Here’s what we’re reading on this blustery Friday:
- “Duck given legal tool for access during beach nourishment” reads the headline in Coastal News Today, referencing how the North Carolina legislature recently delegated the power of eminent domain. But before you think that eminent domain abuse has gone too far, it’s the Town of Duck, NC.
- Next, up, “New York’s smallest piece of private land,” about a very small slice (500 square inches) of private property in Greenwich Village. Wonder what the rent on that place would be?

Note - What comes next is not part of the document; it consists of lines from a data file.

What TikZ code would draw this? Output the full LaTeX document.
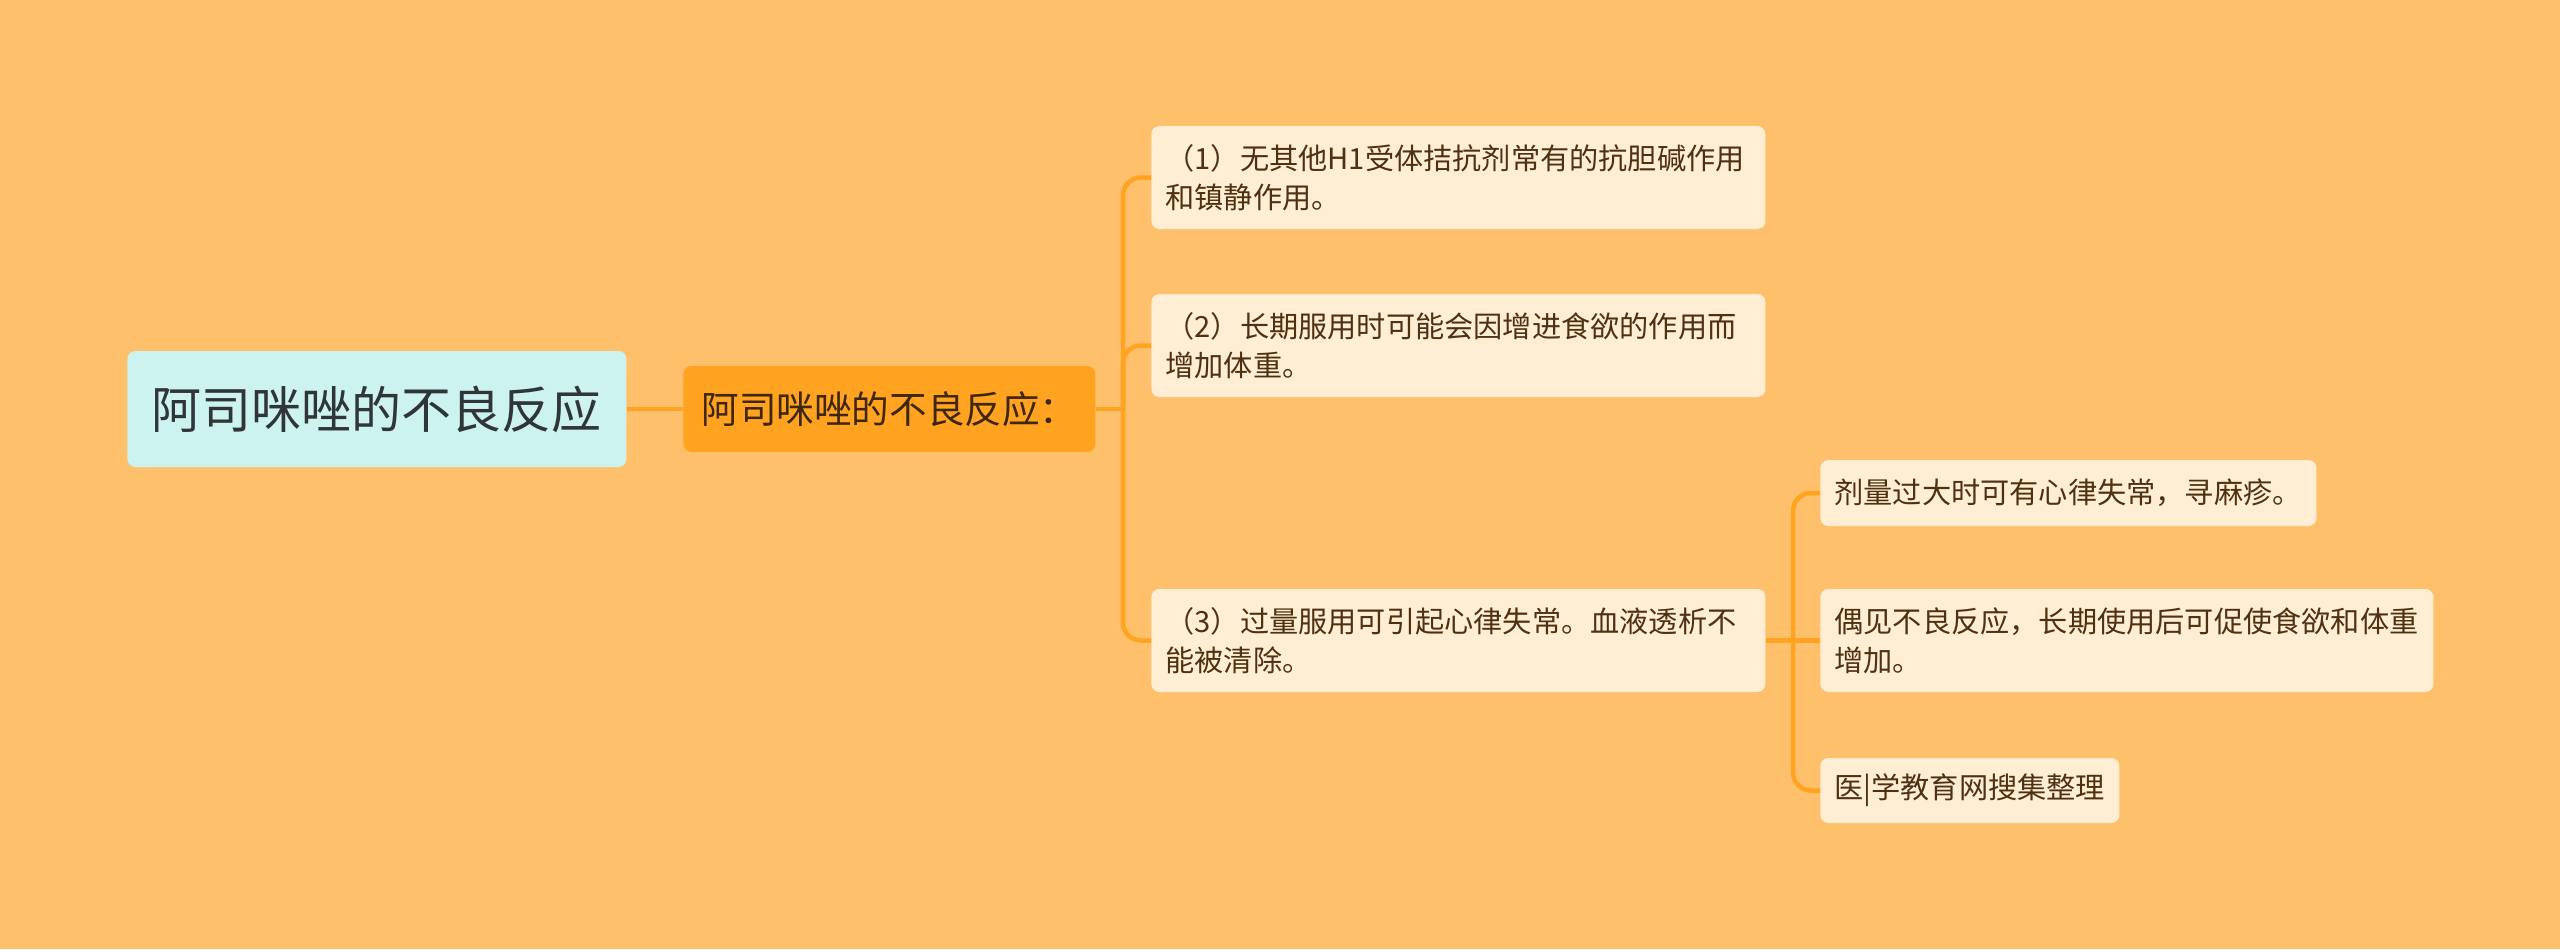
\documentclass[tikz,border=0pt]{standalone}
\usepackage{fontspec}
\newfontfamily\cjk{Noto Sans CJK SC}
\usetikzlibrary{positioning}

\definecolor{bgcol}{RGB}{255,192,107}
\definecolor{linkcol}{RGB}{255,163,33}
\definecolor{rootcol}{RGB}{204,243,239}
\definecolor{leafcol}{RGB}{255,237,212}
\definecolor{leaftext}{RGB}{77,49,17}
\definecolor{roottext}{RGB}{48,53,56}

\tikzset{
  box/.style={anchor=west, rounded corners=4pt, inner xsep=7pt, inner ysep=0pt, align=left},
  rootbox/.style={box, fill=rootcol, text=roottext, align=center,
    font=\cjk\fontsize{25}{30}\selectfont},
  mainbox/.style={box, fill=linkcol, text=leaftext!80!black, align=center,
    font=\cjk\fontsize{18.8}{22}\selectfont},
  leafbox/.style={box, fill=leafcol, text=leaftext,
    font=\cjk\fontsize{14.6}{19.5}\selectfont},
  link/.style={draw=linkcol, line width=2.25pt, rounded corners=9pt}
}

\begin{document}
\begin{tikzpicture}[x=0.5pt,y=-0.5pt]
\fill[bgcol] (0,0) rectangle (2560,949);
\useasboundingbox (0,0) rectangle (2560,949);
%----root and first branch----------------------
\node[rootbox, minimum width=499*0.5pt, minimum height=116*0.5pt] (root) at (127,409) {阿司咪唑的不良反应};
\node[mainbox, minimum width=412*0.5pt, minimum height=86*0.5pt] (main) at (683,409) {阿司咪唑的不良反应：};
%----leaves-------------------------------------
\node[leafbox, text width=586*0.5pt, minimum height=103*0.5pt] (noeff) at (1151,177.5)
  {（1）无其他H1受体拮抗剂常有的抗胆碱作用\\和镇静作用。};
\node[leafbox, text width=586*0.5pt, minimum height=103*0.5pt] (weight) at (1151,345.5)
  {（2）长期服用时可能会因增进食欲的作用而\\增加体重。};
\node[leafbox, text width=586*0.5pt, minimum height=103*0.5pt] (overdose) at (1151,640.5)
  {（3）过量服用可引起心律失常。血液透析不\\能被清除。};
%----sub leaves---------------------------------
\node[leafbox, text width=468*0.5pt, minimum height=66*0.5pt] (arrhy) at (1820,493)
  {剂量过大时可有心律失常，寻麻疹。};
\node[leafbox, text width=585*0.5pt, minimum height=103*0.5pt] (rare) at (1820,640.5)
  {偶见不良反应，长期使用后可促使食欲和体重\\增加。};
\node[leafbox, text width=271*0.5pt, minimum height=65*0.5pt] (src) at (1820,790.5)
  {医|学教育网搜集整理};
%----connectors---------------------------------
\coordinate (j1) at (1123,409);
\coordinate (j2) at (1793,640.5);
\draw[link] (root.east) -- (main.west);
\draw[link] (main.east) -- (j1);
\draw[link] (j1) |- (noeff.west);
\draw[link] (j1) |- (weight.west);
\draw[link] (j1) |- (overdose.west);
\draw[link] (overdose.east) -- (j2);
\draw[link] (j2) |- (arrhy.west);
\draw[link] (j2) -- (rare.west);
\draw[link] (j2) |- (src.west);
\end{tikzpicture}
\end{document}
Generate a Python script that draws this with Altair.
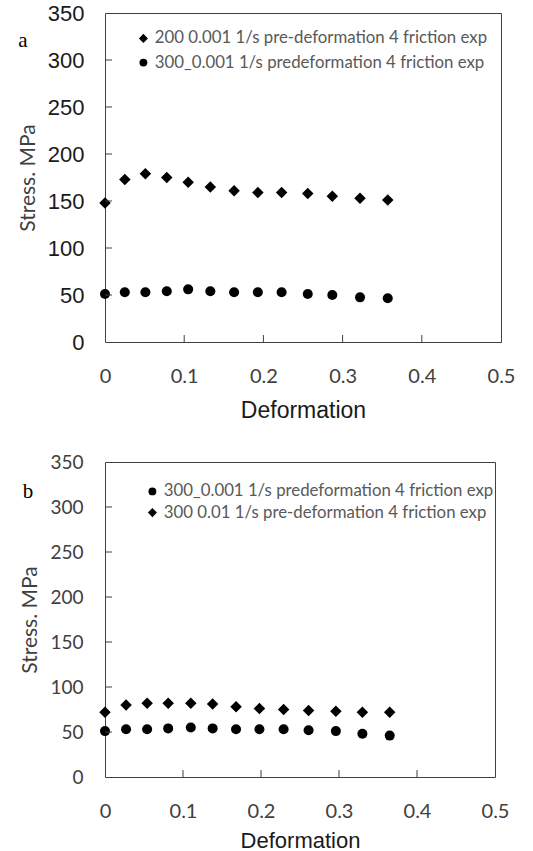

- From the New York Times, the final chapter in the Vera Coking story out of Atlantic City, NJ, “Luster Lost, Atlantic City Home Is Auctioned for $530,000.” Ms. Coking is the homeowner who dared say “no” to Donald Trump when he got the government to try and use eminent domain to take her home for a parking lot for his adjacent casino/hotel. She won in the courts, and now lives in California, and after unsuccessfully trying to sell the home for a number of years, it went to auction. Her story is also somewhat of a mirror of Atlantic City’s recent troubles, as whatever gloss that place had has definitely worn off.
- “Silver bullet or long shot? ‘Takings challenges to drilling regs face iffy fate” (“New Yorkers expected to reap a profit on natural gas buried in the Marcellus Shale. Government officials got in the way, and now landowners want compensation.”). Fracking and takings law — what could go wrong?
- More on the subject from the Wall Street Journal, “Anti-Fracking Laws vs. Property Rights” (“The growing efforts by state and local governments to stop hydraulic fracturing, or ‘fracking,’ to extract natural gas could end up in the Supreme Court. These efforts may unconstitutionally limit property owners’ ability to profit from their mineral rights.”).
- “Pipelines and Power Lines,” or, what is a “common carrier” in the world of crude oil transportation.